Федор вздохнул блаженно, оторвался от созерцания ночного неба и глянул на Прошку. Но из-за темени в Прошкиных глазницах не узрел по взгляду его чувств и улыбнулся, собрав в уголках глаз морщинки, при таком освещении казавшиеся бездонно глубокими.
– Дал нам Господь свободную волю. А, чтоб было, куда ее подевать, дал на выбор многие дела. И все они – по Его воле, а какие против воли, те и не дал. Бери любое, какое увидишь.
– Но в чем же Его воля тогда? – не унимался Прохор, вспоминая и болезни своей жены, и горькое житие в примаках, и некупленный дом, который всем домам дом. – Как узнать?
– Только одна Его воля есть. Одна! Делай любое дело на выбор, но сей воли не нарушай, – Федор поднялся с бревна, шевельнул карася, пристроенного к гладкому камню на краю кострища. Карась подпекся вполне, и Федор, ловко орудуя ивовым прутком, развернул рыбину другим боком. Аппетитный запах духнул вкруг освещенной поляны, чем пробудил дремавшего молодого пса, всегда готового к еде.
– И что это за воля? – Прохор и сам приподнялся за ним, стараясь не пропустить ни слова, ни мысли, ни звука. Уж так его эта боль измучила.
– А главная воля Его, – наконец ответил Федор и снова уселся на бревно. – Чтоб не быть греху. Всякое дело тебе можно, но чтоб без греха.
– Как же это? И как понять, что за то дело взялся?
– А вот как: возьмешься торговать, к примеру сказать, и будешь деньгам и выгодам вроде раба. И пошлет Господь многие искушения, потери в деньгах, а то и бедность. Опечалишься и будешь всем говорить, что Бог воли не дал.
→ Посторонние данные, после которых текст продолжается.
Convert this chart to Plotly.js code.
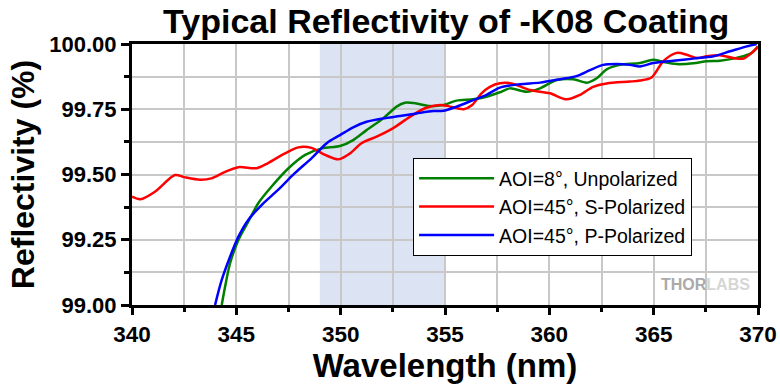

А не опечалишься, смиришься с потерями, то через терпение и покаяние научится душа смирению, а через него и свободности от того денежного рабства. Вот и благословит Господь твою торговлю. Потому и раб Божий, что не раб страстям. А коли страстям раб, так чего от Бога хочешь? Вот так во всяком деле. Хошь – делай, терпи и кайся, выйдет грех, войдет Бог. А хошь, сразу смотри, где Божье.
– А как же… – Прошка решился было высказать наболевшее, но запнулся, взглянул на отца и осмелился все же: – Ульянка… Была ли воля Божия нам с нею сочетаться, или это мы по своей воле? Очень уж не желаю я ей всякого несчастия.
Федор усмехнулся и скосился на сына со снисхожденьем.
– Видно, не понял ты, – он повернулся так, чтоб хорошо видеть сыновьи глаза, и чтоб его глаза были видней, ибо эдак и мысли лучше от ума к уму ходят. – Раз была Ульяна в твоей жизни, то дал Бог тебе и такой выбор.
– Стало быть, по воле Божией? – на всякий случай уточнил Прохор.
– Стало быть, по воле Божией, – медленно кивнул Федор и утвердил на всякий случай доводом: – Как бы ты был женат на ней, если б Господь воспротивился?
Прошка задумался. Конечно, он всегда только Ульяну и видел в своих воображеньях о женитьбе, ибо с детства его обозначили в женихи. Но мог и не жениться на ней, насильно не сватали. А выходит, что женился он по своей воле, хотя и по родительским волям, и по самой судьбе все к тому клонилось. Как-то уж совпало все, собралось воедино, как ручьи по весне – поди разбери, где чья вода в реке, от какого ручья слилась. А все едино – течет и не разливается в разности. Стало быть, и с волей Божьей и человеческой то же выходит.
– Но, ведь… Если могу любое делать, что вижу вокруг, то и злое могу, и это будет грех, – Прошка даже испугался от понимания, что каждое его дело – не Божья воля, а его собственная.
– Можешь сделать и злое, – ответил Федор печально, будто нехотя, и добавил со вздохом: – И сделаешь злое не раз еще, не думай о себе мечтаний. А воля Божия в том, что Он по любви хочет тебе свободности. Чтобы добро, если его выберешь, сталось и вправду добром от любви, ибо по свободности изъявлено.